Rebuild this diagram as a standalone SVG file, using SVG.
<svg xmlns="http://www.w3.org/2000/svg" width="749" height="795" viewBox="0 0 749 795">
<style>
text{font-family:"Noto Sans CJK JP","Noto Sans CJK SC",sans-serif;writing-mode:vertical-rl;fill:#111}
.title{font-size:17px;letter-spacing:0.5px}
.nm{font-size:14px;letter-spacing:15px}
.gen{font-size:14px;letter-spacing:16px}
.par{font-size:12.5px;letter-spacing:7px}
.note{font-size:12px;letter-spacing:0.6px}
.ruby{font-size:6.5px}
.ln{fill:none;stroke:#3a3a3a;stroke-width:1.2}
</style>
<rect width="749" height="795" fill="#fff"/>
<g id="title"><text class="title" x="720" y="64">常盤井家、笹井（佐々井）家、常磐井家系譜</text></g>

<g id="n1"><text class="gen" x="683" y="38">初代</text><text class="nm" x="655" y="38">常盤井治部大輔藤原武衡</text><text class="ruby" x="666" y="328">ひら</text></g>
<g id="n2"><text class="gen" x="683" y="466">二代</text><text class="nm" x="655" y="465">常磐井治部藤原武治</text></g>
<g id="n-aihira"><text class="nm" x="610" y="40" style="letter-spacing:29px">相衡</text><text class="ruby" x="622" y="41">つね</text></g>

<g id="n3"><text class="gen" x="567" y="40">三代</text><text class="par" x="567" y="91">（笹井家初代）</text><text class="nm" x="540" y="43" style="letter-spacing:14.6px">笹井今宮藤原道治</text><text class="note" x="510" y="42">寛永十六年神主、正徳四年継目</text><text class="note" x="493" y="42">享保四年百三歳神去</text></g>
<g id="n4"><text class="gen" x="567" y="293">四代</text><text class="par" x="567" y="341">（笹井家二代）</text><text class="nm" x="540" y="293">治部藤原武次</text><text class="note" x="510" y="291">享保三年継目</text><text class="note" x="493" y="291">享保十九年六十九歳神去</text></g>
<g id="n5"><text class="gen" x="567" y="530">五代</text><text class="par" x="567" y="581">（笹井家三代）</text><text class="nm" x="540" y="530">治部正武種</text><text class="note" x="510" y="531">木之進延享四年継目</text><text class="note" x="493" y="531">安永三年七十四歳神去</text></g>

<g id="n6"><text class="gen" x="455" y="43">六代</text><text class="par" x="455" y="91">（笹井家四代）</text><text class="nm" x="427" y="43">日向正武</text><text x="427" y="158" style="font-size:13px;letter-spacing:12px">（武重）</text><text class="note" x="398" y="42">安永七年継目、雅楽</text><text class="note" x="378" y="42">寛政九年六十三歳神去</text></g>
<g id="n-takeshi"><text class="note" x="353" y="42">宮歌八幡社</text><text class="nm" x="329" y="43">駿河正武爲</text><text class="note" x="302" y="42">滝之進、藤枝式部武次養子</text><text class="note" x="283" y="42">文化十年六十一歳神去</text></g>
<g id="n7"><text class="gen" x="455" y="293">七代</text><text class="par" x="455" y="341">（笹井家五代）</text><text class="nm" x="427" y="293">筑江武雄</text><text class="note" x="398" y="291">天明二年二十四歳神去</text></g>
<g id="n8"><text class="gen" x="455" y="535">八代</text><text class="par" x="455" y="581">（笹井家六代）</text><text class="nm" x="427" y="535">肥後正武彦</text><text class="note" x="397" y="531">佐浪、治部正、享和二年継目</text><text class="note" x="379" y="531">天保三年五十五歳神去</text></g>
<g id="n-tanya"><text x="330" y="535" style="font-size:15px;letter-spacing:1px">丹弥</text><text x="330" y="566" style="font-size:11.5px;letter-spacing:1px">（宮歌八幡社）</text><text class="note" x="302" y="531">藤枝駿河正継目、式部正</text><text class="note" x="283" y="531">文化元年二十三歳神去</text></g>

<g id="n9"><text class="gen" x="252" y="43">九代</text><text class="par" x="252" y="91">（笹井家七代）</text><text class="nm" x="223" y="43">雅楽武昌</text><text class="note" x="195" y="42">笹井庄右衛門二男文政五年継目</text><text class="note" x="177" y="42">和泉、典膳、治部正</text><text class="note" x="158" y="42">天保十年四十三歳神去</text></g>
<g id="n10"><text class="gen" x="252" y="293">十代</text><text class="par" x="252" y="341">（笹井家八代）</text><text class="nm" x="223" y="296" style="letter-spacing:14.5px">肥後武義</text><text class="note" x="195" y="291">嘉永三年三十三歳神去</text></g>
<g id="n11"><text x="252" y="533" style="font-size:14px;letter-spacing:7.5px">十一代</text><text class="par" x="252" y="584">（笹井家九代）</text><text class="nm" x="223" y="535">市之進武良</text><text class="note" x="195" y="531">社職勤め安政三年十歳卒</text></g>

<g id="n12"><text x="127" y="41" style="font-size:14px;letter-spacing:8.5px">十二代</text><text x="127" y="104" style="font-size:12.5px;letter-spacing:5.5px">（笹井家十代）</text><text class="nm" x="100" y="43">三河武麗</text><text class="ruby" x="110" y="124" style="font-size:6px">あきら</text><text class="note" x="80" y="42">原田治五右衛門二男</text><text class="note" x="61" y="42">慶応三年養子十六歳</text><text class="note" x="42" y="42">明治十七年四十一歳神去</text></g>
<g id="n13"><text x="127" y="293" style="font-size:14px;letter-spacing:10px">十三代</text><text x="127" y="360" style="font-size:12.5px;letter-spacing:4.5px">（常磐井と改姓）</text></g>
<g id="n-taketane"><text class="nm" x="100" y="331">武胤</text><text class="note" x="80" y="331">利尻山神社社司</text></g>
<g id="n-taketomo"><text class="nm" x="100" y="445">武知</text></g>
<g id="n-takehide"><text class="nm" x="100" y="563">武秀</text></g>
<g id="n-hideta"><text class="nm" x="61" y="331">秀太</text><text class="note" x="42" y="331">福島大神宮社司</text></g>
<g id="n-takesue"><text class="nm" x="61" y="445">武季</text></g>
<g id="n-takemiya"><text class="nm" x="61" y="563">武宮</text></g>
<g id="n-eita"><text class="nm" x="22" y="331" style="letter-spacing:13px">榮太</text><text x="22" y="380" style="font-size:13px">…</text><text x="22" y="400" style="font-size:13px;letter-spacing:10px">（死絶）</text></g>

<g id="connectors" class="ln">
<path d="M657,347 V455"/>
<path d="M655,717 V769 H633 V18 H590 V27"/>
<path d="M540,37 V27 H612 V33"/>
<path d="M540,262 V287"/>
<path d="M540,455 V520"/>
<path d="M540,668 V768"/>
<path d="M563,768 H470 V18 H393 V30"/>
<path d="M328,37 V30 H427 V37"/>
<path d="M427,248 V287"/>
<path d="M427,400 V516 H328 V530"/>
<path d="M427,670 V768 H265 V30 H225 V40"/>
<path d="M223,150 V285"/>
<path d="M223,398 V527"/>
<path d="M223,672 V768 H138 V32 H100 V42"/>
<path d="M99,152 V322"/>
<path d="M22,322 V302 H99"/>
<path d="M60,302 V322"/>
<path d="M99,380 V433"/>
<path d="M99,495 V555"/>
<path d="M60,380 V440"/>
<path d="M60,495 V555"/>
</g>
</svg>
———
• _Brief_
Go through the listing and print each line exactly as it appears.

• _Exercise result_
Rebuild this diagram as a standalone SVG file, using SVG.
<svg xmlns="http://www.w3.org/2000/svg" width="749" height="795" viewBox="0 0 749 795">
<style>
text{font-family:"Noto Sans CJK JP","Noto Sans CJK SC",sans-serif;writing-mode:vertical-rl;fill:#111}
.title{font-size:17px;letter-spacing:0.5px}
.nm{font-size:14px;letter-spacing:15px}
.gen{font-size:14px;letter-spacing:16px}
.par{font-size:12.5px;letter-spacing:7px}
.note{font-size:12px;letter-spacing:0.6px}
.ruby{font-size:6.5px}
.ln{fill:none;stroke:#3a3a3a;stroke-width:1.2}
</style>
<rect width="749" height="795" fill="#fff"/>
<g id="title"><text class="title" x="720" y="64">常盤井家、笹井（佐々井）家、常磐井家系譜</text></g>

<g id="n1"><text class="gen" x="683" y="38">初代</text><text class="nm" x="655" y="38">常盤井治部大輔藤原武衡</text><text class="ruby" x="666" y="328">ひら</text></g>
<g id="n2"><text class="gen" x="683" y="466">二代</text><text class="nm" x="655" y="465">常磐井治部藤原武治</text></g>
<g id="n-aihira"><text class="nm" x="610" y="40" style="letter-spacing:29px">相衡</text><text class="ruby" x="622" y="41">つね</text></g>

<g id="n3"><text class="gen" x="567" y="40">三代</text><text class="par" x="567" y="91">（笹井家初代）</text><text class="nm" x="540" y="43" style="letter-spacing:14.6px">笹井今宮藤原道治</text><text class="note" x="510" y="42">寛永十六年神主、正徳四年継目</text><text class="note" x="493" y="42">享保四年百三歳神去</text></g>
<g id="n4"><text class="gen" x="567" y="293">四代</text><text class="par" x="567" y="341">（笹井家二代）</text><text class="nm" x="540" y="293">治部藤原武次</text><text class="note" x="510" y="291">享保三年継目</text><text class="note" x="493" y="291">享保十九年六十九歳神去</text></g>
<g id="n5"><text class="gen" x="567" y="530">五代</text><text class="par" x="567" y="581">（笹井家三代）</text><text class="nm" x="540" y="530">治部正武種</text><text class="note" x="510" y="531">木之進延享四年継目</text><text class="note" x="493" y="531">安永三年七十四歳神去</text></g>

<g id="n6"><text class="gen" x="455" y="43">六代</text><text class="par" x="455" y="91">（笹井家四代）</text><text class="nm" x="427" y="43">日向正武</text><text x="427" y="158" style="font-size:13px;letter-spacing:12px">（武重）</text><text class="note" x="398" y="42">安永七年継目、雅楽</text><text class="note" x="378" y="42">寛政九年六十三歳神去</text></g>
<g id="n-takeshi"><text class="note" x="353" y="42">宮歌八幡社</text><text class="nm" x="329" y="43">駿河正武爲</text><text class="note" x="302" y="42">滝之進、藤枝式部武次養子</text><text class="note" x="283" y="42">文化十年六十一歳神去</text></g>
<g id="n7"><text class="gen" x="455" y="293">七代</text><text class="par" x="455" y="341">（笹井家五代）</text><text class="nm" x="427" y="293">筑江武雄</text><text class="note" x="398" y="291">天明二年二十四歳神去</text></g>
<g id="n8"><text class="gen" x="455" y="535">八代</text><text class="par" x="455" y="581">（笹井家六代）</text><text class="nm" x="427" y="535">肥後正武彦</text><text class="note" x="397" y="531">佐浪、治部正、享和二年継目</text><text class="note" x="379" y="531">天保三年五十五歳神去</text></g>
<g id="n-tanya"><text x="330" y="535" style="font-size:15px;letter-spacing:1px">丹弥</text><text x="330" y="566" style="font-size:11.5px;letter-spacing:1px">（宮歌八幡社）</text><text class="note" x="302" y="531">藤枝駿河正継目、式部正</text><text class="note" x="283" y="531">文化元年二十三歳神去</text></g>

<g id="n9"><text class="gen" x="252" y="43">九代</text><text class="par" x="252" y="91">（笹井家七代）</text><text class="nm" x="223" y="43">雅楽武昌</text><text class="note" x="195" y="42">笹井庄右衛門二男文政五年継目</text><text class="note" x="177" y="42">和泉、典膳、治部正</text><text class="note" x="158" y="42">天保十年四十三歳神去</text></g>
<g id="n10"><text class="gen" x="252" y="293">十代</text><text class="par" x="252" y="341">（笹井家八代）</text><text class="nm" x="223" y="296" style="letter-spacing:14.5px">肥後武義</text><text class="note" x="195" y="291">嘉永三年三十三歳神去</text></g>
<g id="n11"><text x="252" y="533" style="font-size:14px;letter-spacing:7.5px">十一代</text><text class="par" x="252" y="584">（笹井家九代）</text><text class="nm" x="223" y="535">市之進武良</text><text class="note" x="195" y="531">社職勤め安政三年十歳卒</text></g>

<g id="n12"><text x="127" y="41" style="font-size:14px;letter-spacing:8.5px">十二代</text><text x="127" y="104" style="font-size:12.5px;letter-spacing:5.5px">（笹井家十代）</text><text class="nm" x="100" y="43">三河武麗</text><text class="ruby" x="110" y="124" style="font-size:6px">あきら</text><text class="note" x="80" y="42">原田治五右衛門二男</text><text class="note" x="61" y="42">慶応三年養子十六歳</text><text class="note" x="42" y="42">明治十七年四十一歳神去</text></g>
<g id="n13"><text x="127" y="293" style="font-size:14px;letter-spacing:10px">十三代</text><text x="127" y="360" style="font-size:12.5px;letter-spacing:4.5px">（常磐井と改姓）</text></g>
<g id="n-taketane"><text class="nm" x="100" y="331">武胤</text><text class="note" x="80" y="331">利尻山神社社司</text></g>
<g id="n-taketomo"><text class="nm" x="100" y="445">武知</text></g>
<g id="n-takehide"><text class="nm" x="100" y="563">武秀</text></g>
<g id="n-hideta"><text class="nm" x="61" y="331">秀太</text><text class="note" x="42" y="331">福島大神宮社司</text></g>
<g id="n-takesue"><text class="nm" x="61" y="445">武季</text></g>
<g id="n-takemiya"><text class="nm" x="61" y="563">武宮</text></g>
<g id="n-eita"><text class="nm" x="22" y="331" style="letter-spacing:13px">榮太</text><text x="22" y="380" style="font-size:13px">…</text><text x="22" y="400" style="font-size:13px;letter-spacing:10px">（死絶）</text></g>

<g id="connectors" class="ln">
<path d="M657,347 V455"/>
<path d="M655,717 V769 H633 V18 H590 V27"/>
<path d="M540,37 V27 H612 V33"/>
<path d="M540,262 V287"/>
<path d="M540,455 V520"/>
<path d="M540,668 V768"/>
<path d="M563,768 H470 V18 H393 V30"/>
<path d="M328,37 V30 H427 V37"/>
<path d="M427,248 V287"/>
<path d="M427,400 V516 H328 V530"/>
<path d="M427,670 V768 H265 V30 H225 V40"/>
<path d="M223,150 V285"/>
<path d="M223,398 V527"/>
<path d="M223,672 V768 H138 V32 H100 V42"/>
<path d="M99,152 V322"/>
<path d="M22,322 V302 H99"/>
<path d="M60,302 V322"/>
<path d="M99,380 V433"/>
<path d="M99,495 V555"/>
<path d="M60,380 V440"/>
<path d="M60,495 V555"/>
</g>
</svg>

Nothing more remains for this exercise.